## Your task
Write out the opening lines of the data word for word, up to and including the line with "plt.rcParams['mathtext.it'] = 'Liberation", and leave every picture and every later line out.

## Data block
<<<<
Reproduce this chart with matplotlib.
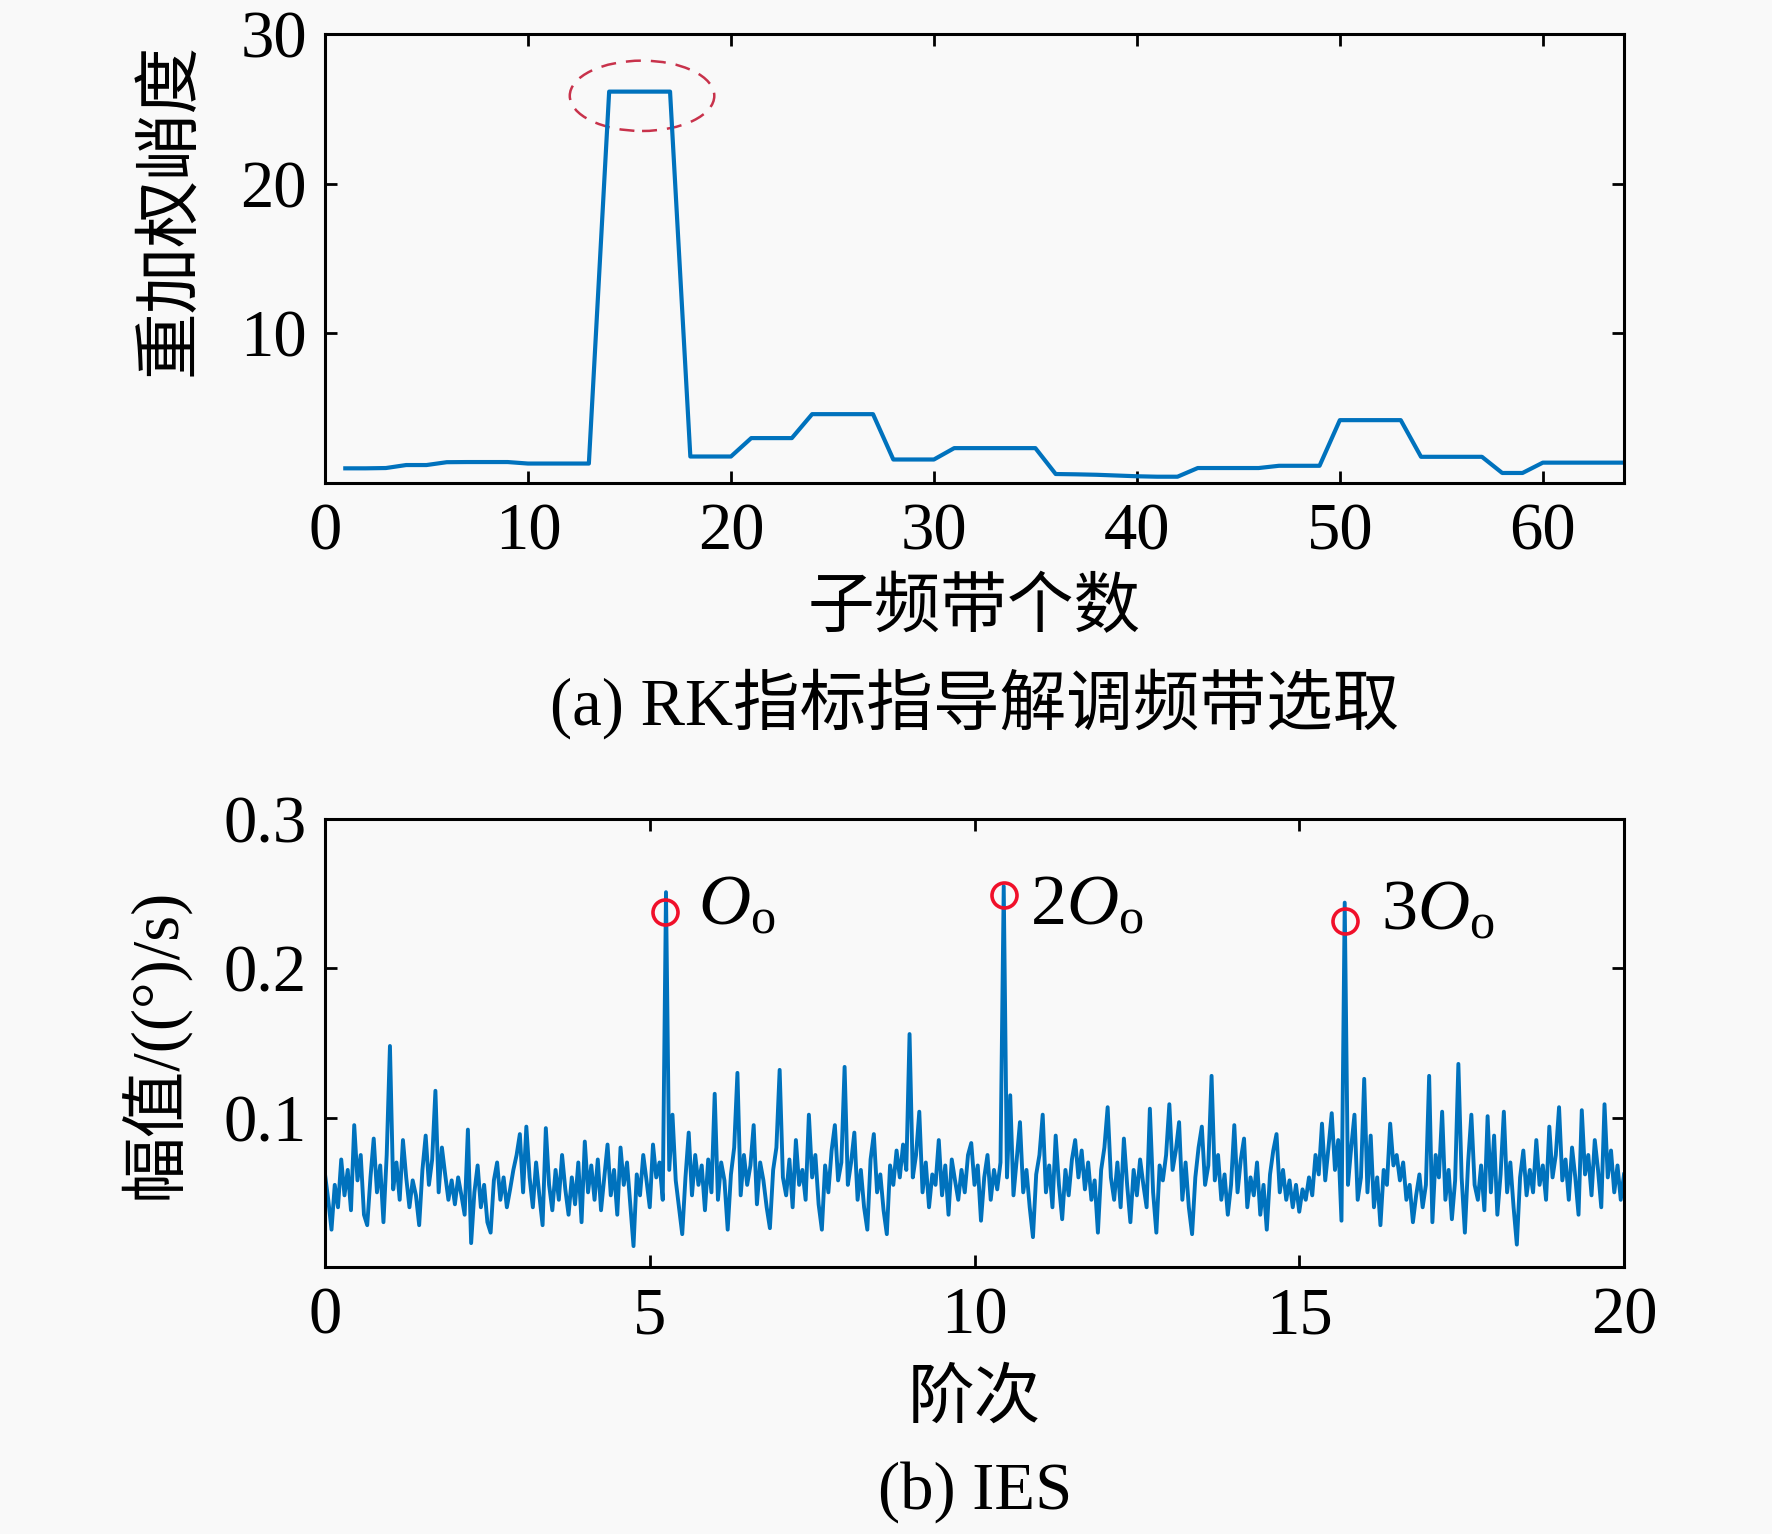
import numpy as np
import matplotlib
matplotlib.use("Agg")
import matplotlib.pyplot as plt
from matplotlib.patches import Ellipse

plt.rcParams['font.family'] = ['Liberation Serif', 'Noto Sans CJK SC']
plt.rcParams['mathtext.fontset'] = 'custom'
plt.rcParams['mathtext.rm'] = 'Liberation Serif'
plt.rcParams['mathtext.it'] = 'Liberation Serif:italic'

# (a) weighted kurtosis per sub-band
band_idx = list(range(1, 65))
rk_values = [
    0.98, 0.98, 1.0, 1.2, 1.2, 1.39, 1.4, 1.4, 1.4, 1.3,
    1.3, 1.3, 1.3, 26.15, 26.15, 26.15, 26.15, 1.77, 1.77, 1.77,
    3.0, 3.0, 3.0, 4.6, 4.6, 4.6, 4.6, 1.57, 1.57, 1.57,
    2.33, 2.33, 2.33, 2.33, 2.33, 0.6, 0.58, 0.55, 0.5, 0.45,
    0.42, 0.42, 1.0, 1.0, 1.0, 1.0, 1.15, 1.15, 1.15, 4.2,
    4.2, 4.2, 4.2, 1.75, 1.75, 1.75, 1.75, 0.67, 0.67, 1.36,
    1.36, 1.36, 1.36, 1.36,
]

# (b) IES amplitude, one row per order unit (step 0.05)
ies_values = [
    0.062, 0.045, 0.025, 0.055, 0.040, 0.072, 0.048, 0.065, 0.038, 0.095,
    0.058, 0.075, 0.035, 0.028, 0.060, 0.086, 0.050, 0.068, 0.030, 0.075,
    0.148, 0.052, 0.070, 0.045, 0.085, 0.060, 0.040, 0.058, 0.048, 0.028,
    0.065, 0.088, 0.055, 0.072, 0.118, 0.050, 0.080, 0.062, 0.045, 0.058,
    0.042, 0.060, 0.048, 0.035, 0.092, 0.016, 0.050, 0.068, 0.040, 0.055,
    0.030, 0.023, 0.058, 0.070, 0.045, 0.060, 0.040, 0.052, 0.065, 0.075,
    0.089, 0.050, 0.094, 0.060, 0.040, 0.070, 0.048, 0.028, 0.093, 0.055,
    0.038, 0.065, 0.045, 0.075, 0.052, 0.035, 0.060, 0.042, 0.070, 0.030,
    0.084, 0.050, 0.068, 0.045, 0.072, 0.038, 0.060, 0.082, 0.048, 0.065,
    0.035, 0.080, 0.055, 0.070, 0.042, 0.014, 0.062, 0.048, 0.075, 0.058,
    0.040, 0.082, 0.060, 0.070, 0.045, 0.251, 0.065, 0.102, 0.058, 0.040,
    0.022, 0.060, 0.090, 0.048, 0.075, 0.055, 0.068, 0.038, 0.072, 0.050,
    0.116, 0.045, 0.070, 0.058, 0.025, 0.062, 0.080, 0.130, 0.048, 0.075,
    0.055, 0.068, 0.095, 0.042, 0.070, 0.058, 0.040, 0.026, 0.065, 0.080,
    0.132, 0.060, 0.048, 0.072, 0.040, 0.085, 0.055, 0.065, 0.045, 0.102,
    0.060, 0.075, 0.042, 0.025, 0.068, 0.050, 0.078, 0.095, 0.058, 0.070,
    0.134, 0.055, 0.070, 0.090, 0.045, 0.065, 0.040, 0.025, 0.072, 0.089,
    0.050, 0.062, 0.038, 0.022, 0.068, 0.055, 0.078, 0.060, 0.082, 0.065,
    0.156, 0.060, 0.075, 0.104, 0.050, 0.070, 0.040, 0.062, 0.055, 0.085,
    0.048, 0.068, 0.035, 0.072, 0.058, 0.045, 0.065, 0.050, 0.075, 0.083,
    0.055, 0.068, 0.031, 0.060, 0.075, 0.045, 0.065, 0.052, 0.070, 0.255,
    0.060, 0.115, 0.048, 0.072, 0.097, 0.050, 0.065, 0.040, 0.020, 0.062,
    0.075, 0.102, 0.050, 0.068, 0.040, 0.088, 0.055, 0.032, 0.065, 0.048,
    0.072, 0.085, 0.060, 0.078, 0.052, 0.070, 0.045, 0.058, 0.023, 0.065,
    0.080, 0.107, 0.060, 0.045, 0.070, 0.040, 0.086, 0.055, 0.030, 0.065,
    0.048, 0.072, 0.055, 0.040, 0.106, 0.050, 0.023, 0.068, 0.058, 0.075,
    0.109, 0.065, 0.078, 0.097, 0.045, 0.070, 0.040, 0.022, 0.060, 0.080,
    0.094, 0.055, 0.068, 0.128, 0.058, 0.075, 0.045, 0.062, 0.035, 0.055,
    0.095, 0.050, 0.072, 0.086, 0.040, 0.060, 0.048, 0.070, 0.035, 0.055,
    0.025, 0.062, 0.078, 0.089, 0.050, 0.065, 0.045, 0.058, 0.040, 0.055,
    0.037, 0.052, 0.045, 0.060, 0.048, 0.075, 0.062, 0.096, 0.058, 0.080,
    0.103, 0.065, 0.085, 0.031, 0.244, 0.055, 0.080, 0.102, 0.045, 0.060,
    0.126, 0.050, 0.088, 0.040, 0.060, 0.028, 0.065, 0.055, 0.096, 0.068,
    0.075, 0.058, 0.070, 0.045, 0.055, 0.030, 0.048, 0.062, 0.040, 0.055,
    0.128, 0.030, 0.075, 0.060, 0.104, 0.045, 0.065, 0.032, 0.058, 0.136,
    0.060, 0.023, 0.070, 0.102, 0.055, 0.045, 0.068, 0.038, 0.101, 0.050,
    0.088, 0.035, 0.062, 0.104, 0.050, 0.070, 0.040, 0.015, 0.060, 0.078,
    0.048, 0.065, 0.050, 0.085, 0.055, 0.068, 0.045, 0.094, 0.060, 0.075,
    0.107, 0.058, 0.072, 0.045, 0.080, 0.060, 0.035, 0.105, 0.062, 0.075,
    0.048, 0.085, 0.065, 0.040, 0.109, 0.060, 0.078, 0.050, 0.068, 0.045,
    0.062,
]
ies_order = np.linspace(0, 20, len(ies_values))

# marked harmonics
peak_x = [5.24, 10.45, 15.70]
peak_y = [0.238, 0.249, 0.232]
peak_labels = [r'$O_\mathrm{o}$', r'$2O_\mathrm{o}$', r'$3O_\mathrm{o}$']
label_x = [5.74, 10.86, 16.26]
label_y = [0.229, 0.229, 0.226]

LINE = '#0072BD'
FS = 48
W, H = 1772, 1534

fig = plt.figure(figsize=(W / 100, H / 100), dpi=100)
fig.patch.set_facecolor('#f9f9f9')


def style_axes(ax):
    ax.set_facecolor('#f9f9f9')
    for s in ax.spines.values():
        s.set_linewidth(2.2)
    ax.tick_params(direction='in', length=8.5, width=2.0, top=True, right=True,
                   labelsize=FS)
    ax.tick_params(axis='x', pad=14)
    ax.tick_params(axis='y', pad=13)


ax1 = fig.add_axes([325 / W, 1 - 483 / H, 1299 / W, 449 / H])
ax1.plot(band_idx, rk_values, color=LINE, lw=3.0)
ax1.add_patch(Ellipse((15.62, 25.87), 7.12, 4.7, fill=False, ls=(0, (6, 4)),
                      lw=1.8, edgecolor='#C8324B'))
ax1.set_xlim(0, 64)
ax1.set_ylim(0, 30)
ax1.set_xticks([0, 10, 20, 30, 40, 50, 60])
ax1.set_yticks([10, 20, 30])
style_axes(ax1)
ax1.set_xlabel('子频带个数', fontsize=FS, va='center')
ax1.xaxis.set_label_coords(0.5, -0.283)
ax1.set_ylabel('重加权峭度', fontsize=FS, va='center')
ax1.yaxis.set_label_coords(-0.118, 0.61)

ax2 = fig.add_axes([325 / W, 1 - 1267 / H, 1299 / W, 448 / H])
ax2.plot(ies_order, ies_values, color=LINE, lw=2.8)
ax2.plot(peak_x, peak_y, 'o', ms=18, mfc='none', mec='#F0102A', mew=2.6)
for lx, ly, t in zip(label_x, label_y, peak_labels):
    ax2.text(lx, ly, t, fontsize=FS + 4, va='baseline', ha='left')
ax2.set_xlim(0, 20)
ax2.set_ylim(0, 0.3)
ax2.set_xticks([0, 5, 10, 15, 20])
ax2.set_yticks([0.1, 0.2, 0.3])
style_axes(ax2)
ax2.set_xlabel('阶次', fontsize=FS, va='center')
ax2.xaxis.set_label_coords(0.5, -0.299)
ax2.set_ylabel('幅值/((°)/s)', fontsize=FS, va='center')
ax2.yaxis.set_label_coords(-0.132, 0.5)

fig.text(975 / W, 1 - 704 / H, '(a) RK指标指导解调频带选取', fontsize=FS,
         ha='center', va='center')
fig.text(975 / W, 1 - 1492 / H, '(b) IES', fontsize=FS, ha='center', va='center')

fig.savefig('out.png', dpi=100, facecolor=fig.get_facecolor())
>>>>
## The reply
Reproduce this chart with matplotlib.
import numpy as np
import matplotlib
matplotlib.use("Agg")
import matplotlib.pyplot as plt
from matplotlib.patches import Ellipse

plt.rcParams['font.family'] = ['Liberation Serif', 'Noto Sans CJK SC']
plt.rcParams['mathtext.fontset'] = 'custom'
plt.rcParams['mathtext.rm'] = 'Liberation Serif'
plt.rcParams['mathtext.it'] = 'Liberation Serif:italic'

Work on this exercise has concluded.